Agire sugli stereotipi è fondamentale e ne abbiamo maggiore consapevolezza leggendo questi dati tratti da un interessante articolo su State of mind di Ilaria Sarmiento, Gli aspetti psicologici della violenza sessuale: effetti dello stupro sulle vittime: “…per la maggior parte dei soggetti si può parlare di violenza sessuale quando vi sia stato uso della forza o intimidazione attraverso un’arma, mentre solo il 58% ritiene che basti l’opposizione di un dissenso verbale perché un rapporto sessuale venga considerato un caso di violenza. In merito a questo aspetto le donne si dimostrano più sensibili, infatti si discostano dagli uomini di venti punti percentuali (F = 67,6; M = 47,5) anche se nella valutazione della storia non risultano apportare un giudizio significativamente diverso da quello degli uomini. Un altro dato significativo è che il 45% dei soggetti non ritiene che si possa parlare di stupro tra coniugi; in Italia fino al 1976 questa possibilità non era contemplata neanche dal nostro sistema giuridico. Con sentenza del 16 febbraio 1976 la Corte di Cassazione non solo stabilisce che il coniuge non può pretendere con la forza il soddisfacimento della concupiscenza sessuale, ma anche che ‘…il delitto di violenza carnale sussiste non solo quando vi sia una lotta strenua, capace di lasciare segni sulla vittima, ma anche quando questa si sia concessa solo per porre termine ad una situazione per lei angosciosa e insopportabile, poiché tale consenso non è libero consenso, bensì consenso coatto…’.”

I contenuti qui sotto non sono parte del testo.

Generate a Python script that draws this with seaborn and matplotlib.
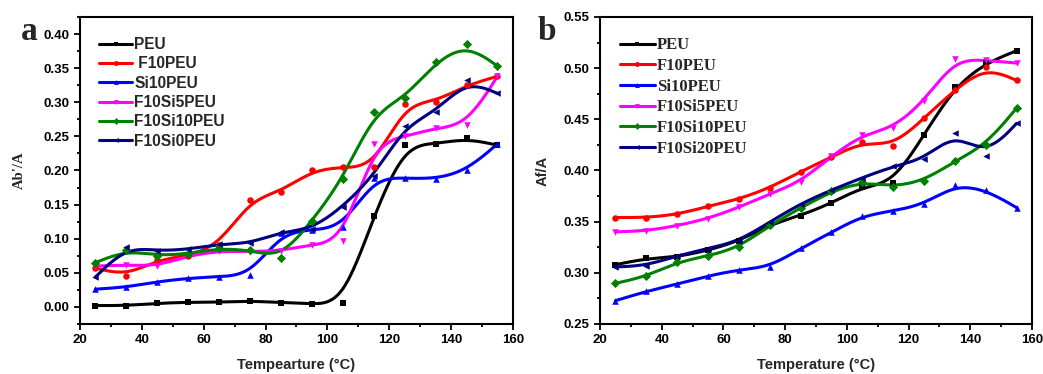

Come dicevo, la Convenzione di Istanbul è molto chiara su questo punto: “Il consenso deve essere dato volontariamente come libera espressione della volontà della persona”. Il consenso quindi va chiesto sempre, in qualsiasi rapporto sessuale; è reversibile, specifico e non può essere ottenuto sotto pressione o forzatura o manipolazione psicologica.
Purtroppo il nostro codice penale non ha recepito le indicazioni della Convenzione e individua la fattispecie del reato di violenza sessuale all’art. 609 bis del codice penale che recita “Chiunque, con violenza o minaccia o mediante abuso di autorità costringe taluno a compiere o subire atti sessuali è punito con la reclusione da sei a dodici anni”; di consenso quindi non si parla. Basterebbe veramente poco per cambiare un articolo del codice. Ci stanno provando sia Laura Boldrini che Valeria Valente, che hanno presentato due proposte di legge per la modifica dell’art. 609-bis del c.p. rispettivamente alla Camera e al Senato, modifica che prevede l’esplicito richiamo al consenso.
Possiamo sperare che la discussione di queste proposte di legge, che si sostanziano solo nella modifica di un articolo, venga calendarizzata in tempi accettabili e che si arrivi in breve tempo ad approvarle? Possiamo sperare che le tante parole che si spendono da parte delle istituzioni per il contrasto alla violenza contro le donne intorno al 25 novembre si concretizzino in una rapida modifica di quell’articolo che incide anche a livello culturale? Possiamo sperare che una volta tanto prevalga la difesa dei diritti di chi è vittima e che non la si sacrifichi, come è successo per la Direttiva europea sulla violenza contro le donne, agli interessi dei singoli Stati, a bieche strategie elettorali e alla salvaguardia del patriarcato, retaggio non sradicato della nostra cultura e vera radice della violenza contro le donne?